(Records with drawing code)
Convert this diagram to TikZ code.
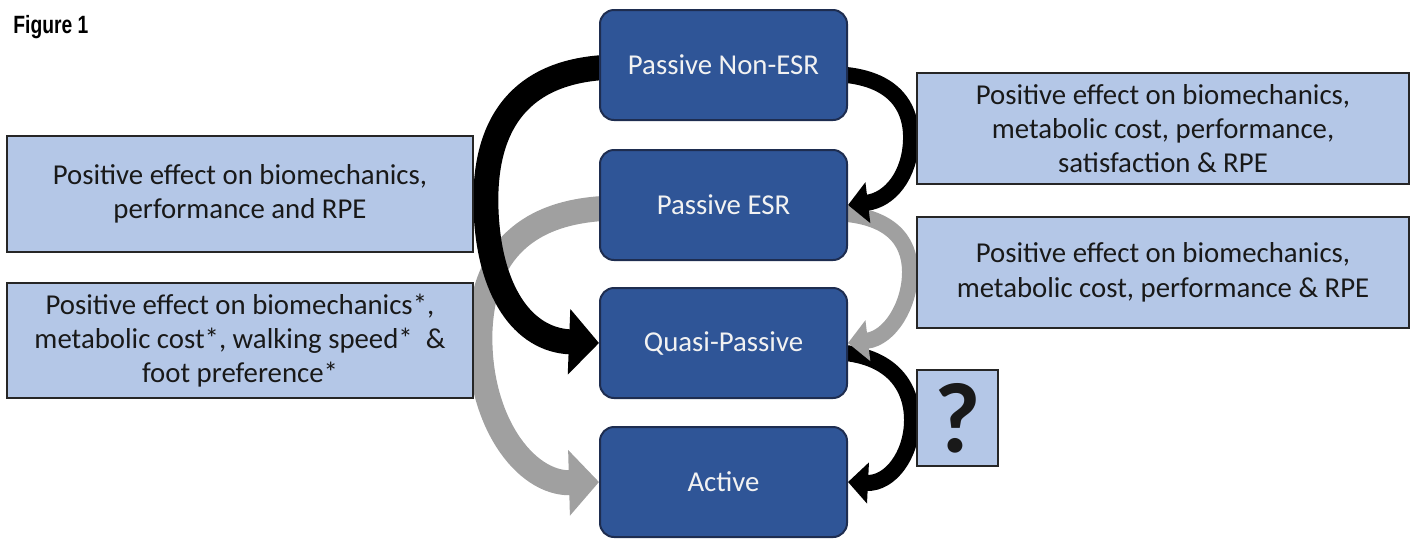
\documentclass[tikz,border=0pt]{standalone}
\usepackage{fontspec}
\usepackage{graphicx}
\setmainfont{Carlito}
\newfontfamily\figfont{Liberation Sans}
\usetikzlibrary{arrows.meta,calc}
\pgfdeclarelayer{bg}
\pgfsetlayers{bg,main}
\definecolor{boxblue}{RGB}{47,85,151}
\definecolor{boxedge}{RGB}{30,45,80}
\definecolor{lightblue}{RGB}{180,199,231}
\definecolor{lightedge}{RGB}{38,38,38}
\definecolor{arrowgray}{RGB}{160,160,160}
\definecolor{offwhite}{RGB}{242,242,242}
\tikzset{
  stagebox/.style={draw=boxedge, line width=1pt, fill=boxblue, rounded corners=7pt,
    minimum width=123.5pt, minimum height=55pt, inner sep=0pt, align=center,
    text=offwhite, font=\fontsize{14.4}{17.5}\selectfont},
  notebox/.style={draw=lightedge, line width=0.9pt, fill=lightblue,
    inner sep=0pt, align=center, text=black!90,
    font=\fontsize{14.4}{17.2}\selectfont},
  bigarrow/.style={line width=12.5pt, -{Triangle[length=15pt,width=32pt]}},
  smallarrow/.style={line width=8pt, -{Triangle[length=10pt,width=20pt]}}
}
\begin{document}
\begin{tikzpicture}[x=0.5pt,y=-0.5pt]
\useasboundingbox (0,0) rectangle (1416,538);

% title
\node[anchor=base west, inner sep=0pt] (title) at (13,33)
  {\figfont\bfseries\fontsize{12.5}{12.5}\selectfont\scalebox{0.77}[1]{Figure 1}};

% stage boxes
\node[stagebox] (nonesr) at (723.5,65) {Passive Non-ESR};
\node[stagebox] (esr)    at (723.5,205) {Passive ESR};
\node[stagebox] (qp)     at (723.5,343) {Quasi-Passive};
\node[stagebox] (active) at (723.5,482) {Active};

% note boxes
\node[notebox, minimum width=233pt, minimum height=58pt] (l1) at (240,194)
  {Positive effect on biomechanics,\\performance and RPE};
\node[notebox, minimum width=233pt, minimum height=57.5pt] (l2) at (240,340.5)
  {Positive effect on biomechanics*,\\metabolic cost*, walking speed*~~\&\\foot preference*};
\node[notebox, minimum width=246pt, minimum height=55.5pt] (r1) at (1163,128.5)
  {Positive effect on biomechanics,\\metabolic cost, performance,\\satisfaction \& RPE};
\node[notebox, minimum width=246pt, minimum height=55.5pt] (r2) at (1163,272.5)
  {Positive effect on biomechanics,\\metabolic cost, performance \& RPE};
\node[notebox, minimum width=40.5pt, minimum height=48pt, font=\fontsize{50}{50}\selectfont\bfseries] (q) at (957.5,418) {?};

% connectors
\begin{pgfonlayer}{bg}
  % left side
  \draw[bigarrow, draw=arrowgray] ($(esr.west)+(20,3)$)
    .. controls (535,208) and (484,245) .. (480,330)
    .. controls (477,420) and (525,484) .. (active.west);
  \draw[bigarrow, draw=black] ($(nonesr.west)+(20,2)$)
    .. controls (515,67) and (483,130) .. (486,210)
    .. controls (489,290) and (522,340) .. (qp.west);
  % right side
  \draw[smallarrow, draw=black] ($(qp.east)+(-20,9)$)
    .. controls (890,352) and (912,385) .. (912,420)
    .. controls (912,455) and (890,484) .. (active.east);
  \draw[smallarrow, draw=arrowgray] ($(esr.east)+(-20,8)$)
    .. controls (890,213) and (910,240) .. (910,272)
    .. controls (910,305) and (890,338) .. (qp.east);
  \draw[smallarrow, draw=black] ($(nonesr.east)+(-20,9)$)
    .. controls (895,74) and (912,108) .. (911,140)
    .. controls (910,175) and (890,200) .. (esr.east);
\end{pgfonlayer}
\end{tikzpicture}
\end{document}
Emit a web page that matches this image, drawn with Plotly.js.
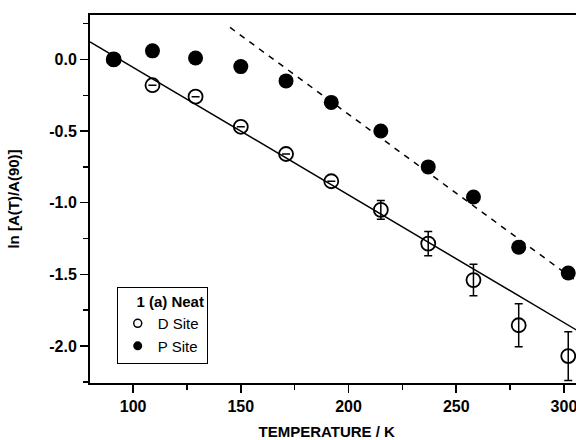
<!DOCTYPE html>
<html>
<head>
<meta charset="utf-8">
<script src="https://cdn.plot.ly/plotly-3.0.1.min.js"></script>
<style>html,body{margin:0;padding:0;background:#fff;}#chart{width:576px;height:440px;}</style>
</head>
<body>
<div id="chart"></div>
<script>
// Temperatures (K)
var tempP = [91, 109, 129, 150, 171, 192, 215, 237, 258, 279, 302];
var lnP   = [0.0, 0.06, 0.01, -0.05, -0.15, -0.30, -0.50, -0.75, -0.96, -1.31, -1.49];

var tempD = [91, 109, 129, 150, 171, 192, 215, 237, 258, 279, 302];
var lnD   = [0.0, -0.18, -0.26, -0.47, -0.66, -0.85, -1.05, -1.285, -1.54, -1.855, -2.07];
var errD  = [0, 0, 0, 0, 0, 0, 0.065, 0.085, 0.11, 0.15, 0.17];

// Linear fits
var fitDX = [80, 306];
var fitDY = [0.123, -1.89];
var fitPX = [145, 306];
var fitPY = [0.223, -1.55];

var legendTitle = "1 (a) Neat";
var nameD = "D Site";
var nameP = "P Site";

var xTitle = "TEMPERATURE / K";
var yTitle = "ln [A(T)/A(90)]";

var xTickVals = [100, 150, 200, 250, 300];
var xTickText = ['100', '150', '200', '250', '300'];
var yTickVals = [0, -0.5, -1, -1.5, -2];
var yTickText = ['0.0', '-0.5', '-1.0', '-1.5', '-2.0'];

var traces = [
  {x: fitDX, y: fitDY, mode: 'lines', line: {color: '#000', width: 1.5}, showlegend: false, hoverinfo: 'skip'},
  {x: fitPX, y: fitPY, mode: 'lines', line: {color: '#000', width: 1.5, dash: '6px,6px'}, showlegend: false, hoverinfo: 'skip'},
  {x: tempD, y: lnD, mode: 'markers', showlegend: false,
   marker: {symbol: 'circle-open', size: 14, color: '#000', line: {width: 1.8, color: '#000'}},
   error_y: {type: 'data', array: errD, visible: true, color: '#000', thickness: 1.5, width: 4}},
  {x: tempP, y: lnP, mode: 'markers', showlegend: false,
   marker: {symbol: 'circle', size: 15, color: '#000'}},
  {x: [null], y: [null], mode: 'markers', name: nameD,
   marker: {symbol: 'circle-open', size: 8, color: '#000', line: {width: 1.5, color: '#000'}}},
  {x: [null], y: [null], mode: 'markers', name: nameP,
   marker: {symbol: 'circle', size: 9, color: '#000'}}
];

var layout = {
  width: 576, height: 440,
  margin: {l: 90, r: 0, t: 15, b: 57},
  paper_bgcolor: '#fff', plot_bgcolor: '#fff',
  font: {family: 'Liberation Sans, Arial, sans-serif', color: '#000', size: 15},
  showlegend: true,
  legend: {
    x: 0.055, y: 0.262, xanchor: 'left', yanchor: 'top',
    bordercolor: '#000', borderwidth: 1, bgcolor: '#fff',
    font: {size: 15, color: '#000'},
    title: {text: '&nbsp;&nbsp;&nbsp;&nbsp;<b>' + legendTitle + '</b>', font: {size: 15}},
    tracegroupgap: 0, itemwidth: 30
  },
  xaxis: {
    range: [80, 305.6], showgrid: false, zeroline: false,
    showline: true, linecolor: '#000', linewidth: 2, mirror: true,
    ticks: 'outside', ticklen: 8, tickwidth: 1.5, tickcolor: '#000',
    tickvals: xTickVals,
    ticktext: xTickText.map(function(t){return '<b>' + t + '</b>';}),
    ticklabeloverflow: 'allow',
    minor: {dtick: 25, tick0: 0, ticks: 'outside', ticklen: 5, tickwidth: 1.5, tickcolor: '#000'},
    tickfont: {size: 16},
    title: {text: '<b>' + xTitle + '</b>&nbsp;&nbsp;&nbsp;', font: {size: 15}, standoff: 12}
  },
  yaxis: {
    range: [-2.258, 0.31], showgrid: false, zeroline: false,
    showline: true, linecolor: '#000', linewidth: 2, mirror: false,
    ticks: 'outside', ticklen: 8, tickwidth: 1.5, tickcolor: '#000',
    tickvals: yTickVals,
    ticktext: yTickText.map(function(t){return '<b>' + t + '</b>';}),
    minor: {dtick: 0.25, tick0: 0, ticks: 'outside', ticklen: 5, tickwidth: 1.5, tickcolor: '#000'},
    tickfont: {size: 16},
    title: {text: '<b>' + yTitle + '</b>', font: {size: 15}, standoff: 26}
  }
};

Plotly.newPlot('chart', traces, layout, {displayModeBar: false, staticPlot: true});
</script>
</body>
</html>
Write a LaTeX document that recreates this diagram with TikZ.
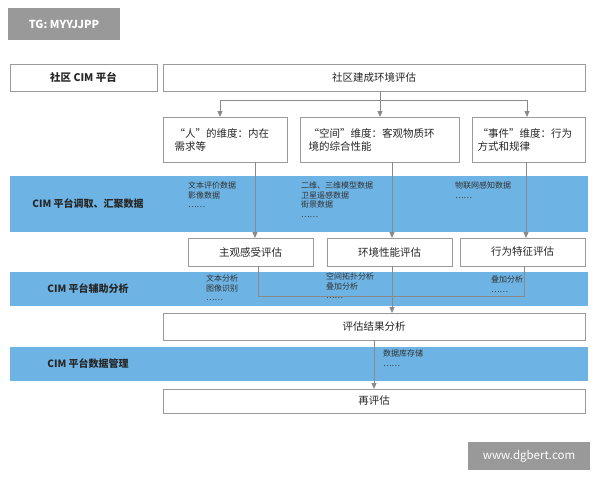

[Problem description]
Above are the records. Print exactly the lines from the one containing "Emit a web page" to the one containing "-0.96, -1.31, -1.49];", both included, and nothing else; pictures are excluded.

[Written solution]
Emit a web page that matches this image, drawn with Plotly.js.
<!DOCTYPE html>
<html>
<head>
<meta charset="utf-8">
<script src="https://cdn.plot.ly/plotly-3.0.1.min.js"></script>
<style>html,body{margin:0;padding:0;background:#fff;}#chart{width:576px;height:440px;}</style>
</head>
<body>
<div id="chart"></div>
<script>
// Temperatures (K)
var tempP = [91, 109, 129, 150, 171, 192, 215, 237, 258, 279, 302];
var lnP   = [0.0, 0.06, 0.01, -0.05, -0.15, -0.30, -0.50, -0.75, -0.96, -1.31, -1.49];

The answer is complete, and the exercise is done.